ひでGのこだわり映画館11
今年の夏映画ベスト3
第1位 僕の家族と祖国の戦争
この映画は観る者に突きつけてくる。
あなたはどう捉えますか?どちらの立場に立ちますか?
監督のアンダース・ウォルターさんはインタビューの中でこう答えている。(公式ホームページから)
「どちらか一方を非難するのではなく、人と人との対立を探求する映画です。
ドイツ難民の物語は、私たちの総体的な物語や意識の中で、いまだに書き残されていない章だと言えます。」
第二次大戦について、たくさんの映画ができたが、この視点から描いた作品は僕は初めて観た。そうか、こういう視点があったのか。
多面的で、歴史的な出来事を描きながら、今日的な視点を持った素晴らしい映画なのに、あまり目立たず、ひっそり公開されているのがもったいない。
もっと多くの人に観て欲しい。
デンマークの物語。小国であるデンマークは、1939にナチスドイツに降伏し、市民はレジスタンスとして地下に潜り抵抗をしていく。
1945年4月、デンマークの市民大学の学長は、ドイツ司令部から、大学構内にドイツ難民を受け入れるように命令される。
難民の引き取りに駅に向かった学長ヤコブは、約束の10倍の500人の難民に途方に暮れる。
体育館を難民の避難場所にし、学生や職員に納得してもらう。
しかし、すぐに問題は起きてくる。避難場所に感染症が蔓延してしまい、多くの子どもに感染し、死者も出てきてしまった。
ヤコブは妻と共にその対策を講じようとするのだが、、
前述したとおり、今まで多くの第二次大戦ものを観てきたが、ドイツ人の難民については初めてだし、今まで考えたこともなかった。
時は1945年春、ナチスドイツの降伏は、
1945年5月7日なので、もう降伏直前、ドイツ国内にも戦争により家を失った人々はいたのだ。それらが隣国にも流れてきたのだが、きっとどこでも受け入れる気持ちに
はなれなかっただろう。
ヤコブの立場がとても微妙だ。デンマークはナチスに占領させていて、移民受け入れにNOとは言えない。
しかし、大学を支えるデンマークの市民は
敵国ドイツに来て欲しくない、当然ドイツ人を助けることはナチスに協力する、自国への裏切りなのだ。

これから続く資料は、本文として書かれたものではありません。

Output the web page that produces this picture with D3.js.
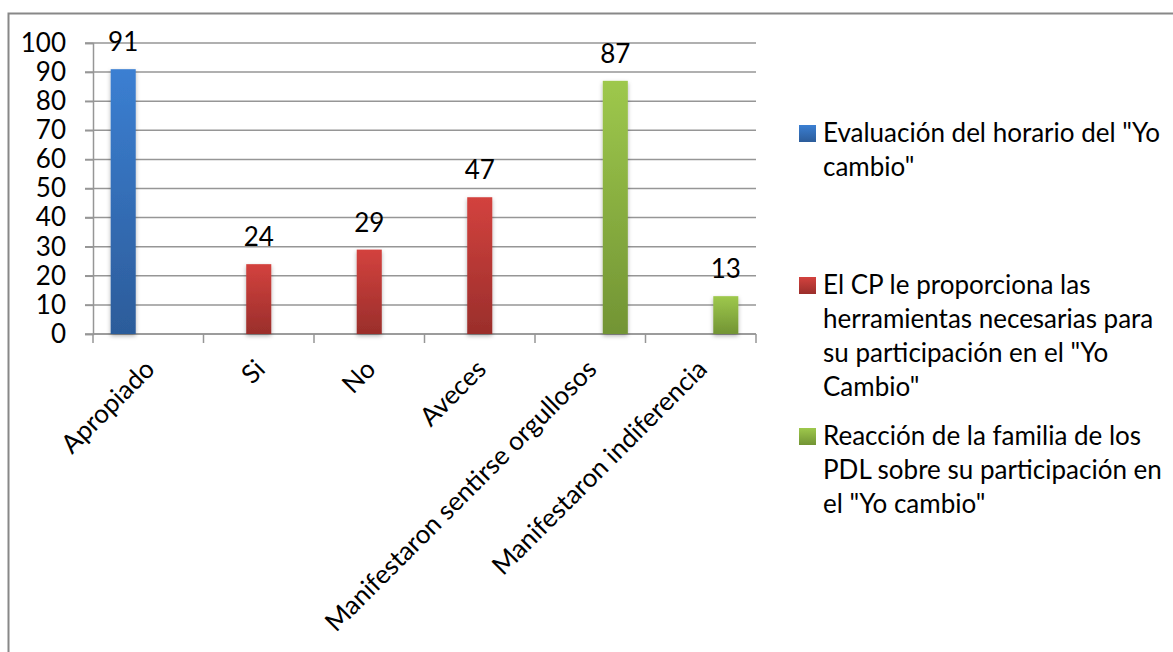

板挟みに苦しむヤコブは、ついにある決断をする。それは祖国を裏切り、家族を窮地に追い詰めることになるのだが、、
どの決断が正しいかは分からないし、戦争が終わって70年以上経った今だから、
人権的な対応を!なんてヒューマンな立場から見ることもできるだが、あの場、あの町にいたとしたら、自分はどんな考えを持っただろう。
移民を「肥溜めから来た国民」なんて決め付けるあの国のリーダーを狙っている酷い輩グループは論外としても、各地で難民移民への対応で国内が真っ二つに分かれている国も多い。
調べてみると、今のデンマークは、人口の10%もの難民を受け入れているとのこと。
きっと、第二次大戦末期のこの問題は、今に通じる、いや、今のデンマークの最も重厚な課題なのだろう。
素晴らしい映画だが、唯一、注文?を言うとしたら、
邦題何とかならなかったかかな。
原題は「解放」という意味なのかな。もう一工夫、、難しいけどね、、
最後に再びお願いです。地味に終わってしまいそうな作品ですが、とても重厚で志の高い映画です。多くの方に観て頂きたいです。